WORK TO COMPLETE:
Find each line holding "chart" and copy it out.

■ ■ ■ ■

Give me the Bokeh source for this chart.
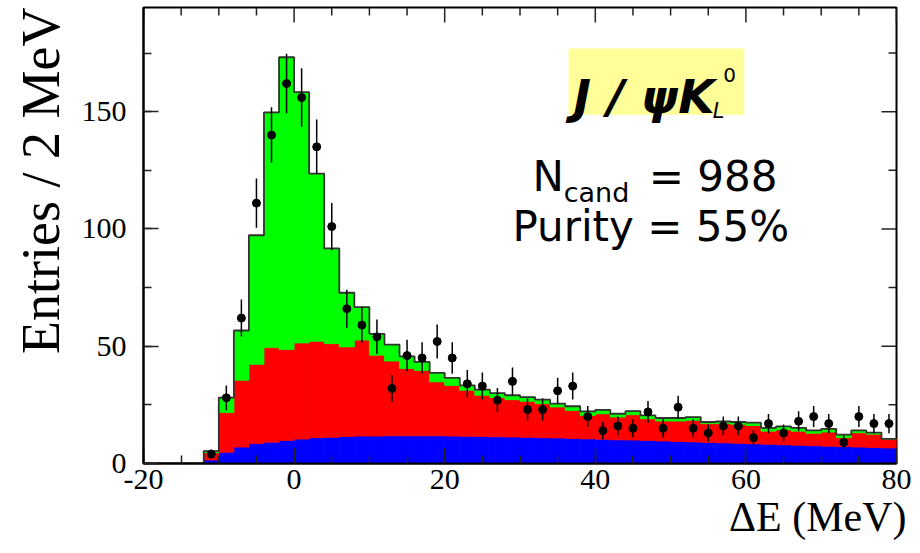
import numpy as np
from bokeh.plotting import figure
from bokeh.models import (FixedTicker, Label, BoxAnnotation, Range1d, ColumnDataSource,
                          Title)
from bokeh.embed import file_html
from bokeh.resources import INLINE

# ---- data (2 MeV bins from -20 to 80) ----
bin_lo = list(range(-20, 80, 2))
blue_bkg = [0, 0, 0, 0,
            1.5, 4.8, 7.0, 8.5, 9.1, 9.8, 10.4, 11.0, 11.2, 11.5,
            11.7, 11.7, 11.8, 11.8, 11.8, 11.8, 11.7, 11.6, 11.5, 11.4,
            11.3, 11.2, 11.0, 10.9, 10.7, 10.5, 10.3, 10.1, 10.0, 9.8,
            9.6, 9.4, 9.2, 9.0, 8.8, 8.6, 8.4, 8.2, 8.0, 7.8,
            7.6, 7.4, 7.2, 7.0, 6.8, 6.6]
red_bkg = [0, 0, 0, 0,
           3.1, 16.9, 28.5, 33.8, 40.3, 38.8, 41.0, 41.1, 39.9, 38.2,
           40.9, 34.5, 31.9, 28.7, 27.9, 23.0, 21.6, 19.6, 17.6, 16.7,
           15.9, 15.3, 14.5, 13.2, 11.9, 10.0, 10.9, 9.7, 10.8, 9.3,
           8.5, 8.7, 9.2, 8.0, 8.2, 8.1, 7.8, 5.6, 6.4, 6.0,
           5.3, 6.0, 3.8, 6.1, 5.7, 3.9]
green_sig = [0, 0, 0, 0,
             0.7, 6.4, 21.2, 55.0, 100.3, 124.6, 106.9, 71.5, 40.6, 23.1,
             14.1, 9.1, 7.0, 5.2, 3.6, 3.8, 3.2, 2.1, 2.4, 1.9,
             1.9, 1.8, 1.7, 1.4, 1.8, 1.7, 1.7, 1.4, 1.5, 1.4,
             1.3, 1.3, 1.4, 0.7, 0.9, 1.0, 1.2, 1.4, 1.4, 1.4,
             1.2, 1.4, 1.3, 1.0, 0.7, 0.0]

data_x = list(range(-11, 80, 2))
data_y = [4, 28, 62, 111, 140, 162, 156, 135, 101, 66,
          59, 54, 32, 46, 45, 52, 45, 34, 33, 27,
          35, 23, 23, 31, 33, 20, 14, 16, 15, 22,
          15, 24, 15, 13, 16, 16, 11, 17, 13, 18,
          20, 17, 9, 20, 17, 17]

x_major = [-20, 0, 20, 40, 60, 80]
x_minor = list(range(-20, 81, 5))
y_major = [0, 50, 100, 150]
y_minor = list(range(0, 195, 25))
XMIN, XMAX, YMIN, YMAX = -20, 80, 0, 194.4

# ---- derived stacks ----
lo = np.array(bin_lo, dtype=float)
hi = lo + 2
b = np.array(blue_bkg)
r = b + np.array(red_bkg)
g = r + np.array(green_sig)

p = figure(width=920, height=553, output_backend="svg", toolbar_location=None,
           x_range=Range1d(XMIN, XMAX), y_range=Range1d(YMIN, YMAX),
           min_border_left=143, min_border_right=24, min_border_top=7,
           min_border_bottom=90, background_fill_color="white",
           border_fill_color="white")
p.xgrid.visible = False
p.ygrid.visible = False
p.outline_line_color = "black"
p.outline_line_width = 2

src = ColumnDataSource(dict(lo=lo, hi=hi, b=b, r=r, g=g, z=np.zeros_like(b)))
p.quad(left="lo", right="hi", bottom="z", top="b", source=src,
       fill_color="#0000FF", line_color="#0000FF", line_width=0.8)
p.quad(left="lo", right="hi", bottom="b", top="r", source=src,
       fill_color="#FF0000", line_color="#FF0000", line_width=0.8)
p.quad(left="lo", right="hi", bottom="r", top="g", source=src,
       fill_color="#00FF00", line_color="#00FF00", line_width=0.8)

edges = list(lo) + [float(XMAX)]
tot = list(g) + [g[-1]]
p.step(x=edges, y=tot, mode="after", line_color="#333333", line_width=1.8)

dy = np.array(data_y, dtype=float)
err = np.sqrt(dy)
dsrc = ColumnDataSource(dict(x=data_x, y=dy, y0=dy - err, y1=dy + err))
p.segment(x0="x", y0="y0", x1="x", y1="y1", source=dsrc,
          line_color="black", line_width=1.5)
p.scatter(x="x", y="y", source=dsrc, size=8, color="black")

# ---- axes ----
xt = FixedTicker(ticks=x_major, minor_ticks=x_minor)
yt = FixedTicker(ticks=y_major, minor_ticks=y_minor)

for ax in (p.xaxis[0], p.yaxis[0]):
    ax.axis_line_color = "black"
    ax.axis_line_width = 2
    ax.major_tick_in = 15
    ax.major_tick_out = 0
    ax.minor_tick_in = 8
    ax.minor_tick_out = 0
    ax.major_tick_line_color = "#222222"
    ax.major_tick_line_width = 1.5
    ax.minor_tick_line_color = "#222222"
    ax.minor_tick_line_width = 1.5
    ax.major_label_text_font = "Liberation Serif"
    ax.major_label_text_font_size = "30px"
    ax.major_label_text_color = "black"

p.xaxis.ticker = xt
p.yaxis.ticker = yt
p.xaxis[0].major_label_overrides = {t: str(t) for t in x_major}
p.xaxis[0].major_label_standoff = 6
p.yaxis[0].major_label_standoff = 17

# axis titles, aligned to the far end of each axis (ROOT style)
p.add_layout(Title(text="ΔE (MeV)", align="right", text_font="Liberation Serif",
                   text_font_size="42px", text_font_style="normal",
                   text_color="black", standoff=0, offset=-10), "below")
p.add_layout(Title(text="Entries / 2 MeV", align="right",
                   text_font="Liberation Serif", text_font_size="54px",
                   text_font_style="normal", text_color="black",
                   standoff=16), "left")

# ticks on the opposite (top / right) sides, pointing inward
xmin_only = [t for t in x_minor if t not in x_major]
ymin_only = [t for t in y_minor if t not in y_major]
p.ray(x=x_major, y=[YMAX] * len(x_major), length=15, length_units="screen",
      angle=-np.pi / 2, line_color="#222222", line_width=1.5)
p.ray(x=xmin_only, y=[YMAX] * len(xmin_only), length=8, length_units="screen",
      angle=-np.pi / 2, line_color="#222222", line_width=1.5)
p.ray(x=[XMAX] * len(y_major), y=y_major, length=15, length_units="screen",
      angle=np.pi, line_color="#222222", line_width=1.5)
p.ray(x=[XMAX] * len(ymin_only), y=ymin_only, length=8, length_units="screen",
      angle=np.pi, line_color="#222222", line_width=1.5)

# ---- texts ----
p.add_layout(BoxAnnotation(left=36.44, right=59.8, bottom=148.7, top=176.9,
                           fill_color="#FFFF99", fill_alpha=1.0, line_color=None,
                           level="underlay"))


def lab(x, y, t, size, style="normal"):
    p.add_layout(Label(x=x, y=y, text=t, text_align="left",
                       text_baseline="alphabetic", text_font="DejaVu Sans",
                       text_font_size=size, text_font_style=style,
                       text_color="black"))


lab(37.1, 156.4, "J / ψK", "47px", "bold italic")
lab(55.6, 150.4, "L", "21px", "italic")
lab(57.0, 165.8, "0", "20px")
lab(31.66, 122.2, "N", "42px")
lab(35.8, 115.4, "cand", "27px")
lab(47.1, 122.2, "= 988", "42px")
lab(29.0, 100.9, "Purity = 55%", "42px")

open("out.html", "w").write(file_html(p, INLINE))
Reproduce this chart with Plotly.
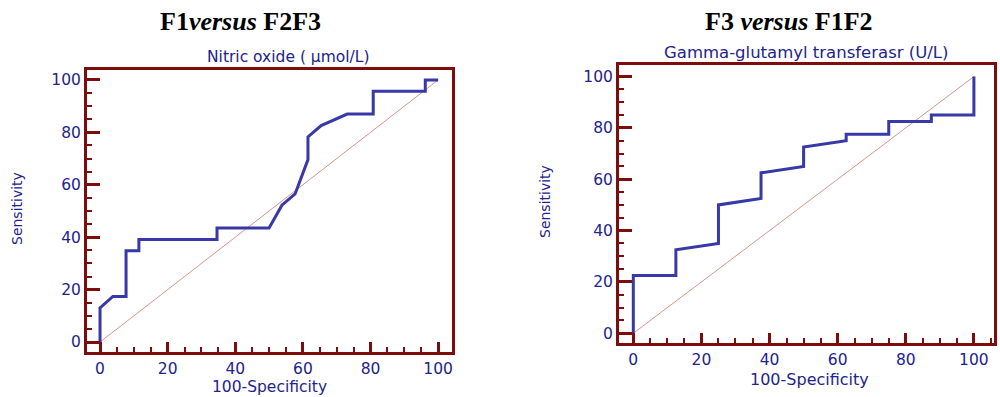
import plotly.graph_objects as go

# ---- data ----
left_fpr = [0, 0, 3.8, 7.7, 7.7, 11.5, 11.5, 34.6, 34.6, 50, 53.8, 57.7, 61.5, 61.5, 65.4, 73.1, 80.8, 80.8, 96.2, 96.2, 100]
left_tpr = [0, 13, 17.4, 17.4, 34.8, 34.8, 39.1, 39.1, 43.5, 43.5, 52.2, 56.5, 69.6, 78.3, 82.6, 87, 87, 95.7, 95.7, 100, 100]
right_fpr = [0, 0, 12.5, 12.5, 25, 25, 37.5, 37.5, 50, 50, 62.5, 62.5, 75, 75, 87.5, 87.5, 100, 100]
right_tpr = [0, 22.5, 22.5, 32.5, 35, 50, 52.5, 62.5, 65, 72.5, 75, 77.5, 77.5, 82.5, 82.5, 85, 85, 100]
diag = [0, 100]
tick_vals = [0, 20, 40, 60, 80, 100]
tick_text = ["0", "20", "40", "60", "80", "100"]

W, H = 1000, 397
FRAME = "#7d0c0c"
CURVE = "#3838a6"
DIAGC = "#d8948e"
TXT = "#23238c"
SANS = "DejaVu Sans"
SERIF = "Liberation Serif"

fig = go.Figure()

fig.add_trace(go.Scatter(x=diag, y=diag, mode="lines", line=dict(color=DIAGC, width=1),
                         xaxis="x", yaxis="y", showlegend=False))
fig.add_trace(go.Scatter(x=left_fpr, y=left_tpr, mode="lines", line=dict(color=CURVE, width=3),
                         xaxis="x", yaxis="y", showlegend=False))
fig.add_trace(go.Scatter(x=diag, y=diag, mode="lines", line=dict(color=DIAGC, width=1),
                         xaxis="x2", yaxis="y2", showlegend=False))
fig.add_trace(go.Scatter(x=right_fpr, y=right_tpr, mode="lines", line=dict(color=CURVE, width=3),
                         xaxis="x2", yaxis="y2", showlegend=False))


def ax(domain, rng, anchor, ticklen, fsize):
    return dict(domain=domain, range=rng, anchor=anchor, showgrid=False, zeroline=False,
                showline=True, linecolor=FRAME, linewidth=3, mirror=True,
                ticks="inside", ticklen=ticklen, tickwidth=3, tickcolor=FRAME,
                tickvals=tick_vals, ticktext=tick_text,
                tickfont=dict(family=SANS, size=fsize, color=TXT),
                minor=dict(ticks="inside", ticklen=5, tickwidth=2, tickcolor=FRAME, dtick=5,
                           showgrid=False),
                fixedrange=True)


def px_y(py):
    return 1 - py / H


fig.update_layout(
    width=W, height=H, margin=dict(l=0, r=0, t=0, b=0),
    paper_bgcolor="white", plot_bgcolor="white",
    xaxis=ax([87 / W, 452 / W], [-3.85, 104.1], "y", 10, 15.5),
    yaxis=ax([px_y(352), px_y(70)], [-3.8, 103.8], "x", 13, 15.5),
    xaxis2=ax([619 / W, 994 / W], [-4.2, 105.9], "y2", 10, 15.5),
    yaxis2=ax([px_y(343), px_y(65)], [-3.8, 104.5], "x2", 13, 15.5),
)

annots = [
    ("<b>F1<i>versus</i> F2F3</b>", 240, 22, SERIF, 26, "black", 0),
    ("<b>F3 <i>versus</i> F1F2</b>", 789, 22, SERIF, 26, "black", 0),
    ("Nitric oxide ( \u00b5mol/L)", 288, 57, SANS, 15.5, TXT, 0),
    ("Gamma-glutamyl transferasr (U/L)", 806, 52, SANS, 16.5, TXT, 0),
    ("100-Specificity", 269, 387, SANS, 15.5, TXT, 0),
    ("100-Specificity", 809, 379, SANS, 16, TXT, 0),
    ("Sensitivity", 17, 209, SANS, 14, TXT, -90),
    ("Sensitivity", 545, 202, SANS, 14, TXT, -90),
]
for text, x, y, fam, size, col, ang in annots:
    fig.add_annotation(text=text, x=x / W, y=px_y(y), xref="paper", yref="paper",
                       xanchor="center", yanchor="middle", showarrow=False,
                       textangle=ang, font=dict(family=fam, size=size, color=col))

fig.write_html("out.html", config={"displayModeBar": False},
               post_script="document.body.style.margin='0';document.body.style.overflow='hidden';")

■ ■ ■ ■

TASK SOLUTION:
Give me the Bokeh source for this chart.
Reproduce this chart with Plotly.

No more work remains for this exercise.